PySurvival - Employee Tutorial - Conditional Survival Forest - Predicting individual probability to remain in the company

Figure 5 - Predicting individual probability to remain in the company

7 - Conclusion

We can now save our model so as to put it in production and score future employees.

# Let's now save our model
from pysurvival.utils import save_model
save_model(csf, '/Users/xxx/Desktop/employee_csf.zip')

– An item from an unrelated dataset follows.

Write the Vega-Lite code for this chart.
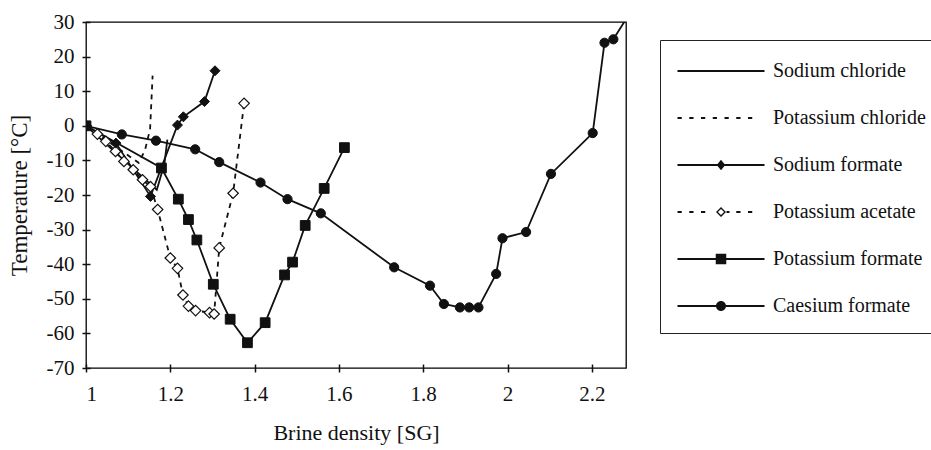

In conclusion, we can see that it is possible to predict the number of employees that will leave the company at different time points. Moreover, thanks to the feature importance of the CSF model, we can understand the reasons behind an employee decision to leave:

# Computing variables importance
csf.variable_importance_table.head(5)

Here is the top 5 of the most important features.

feature	importance	pct_importance
number_project	11.544101	0.341608
satisfaction_level	6.603040	0.195394
Work_accident	5.465851	0.161743
average_montly_hours	4.353429	0.128825
last_evaluation	4.118671	0.121878

Note: The importance is the difference in prediction error between the perturbed and unperturbed error rate as depicted by Breiman et al.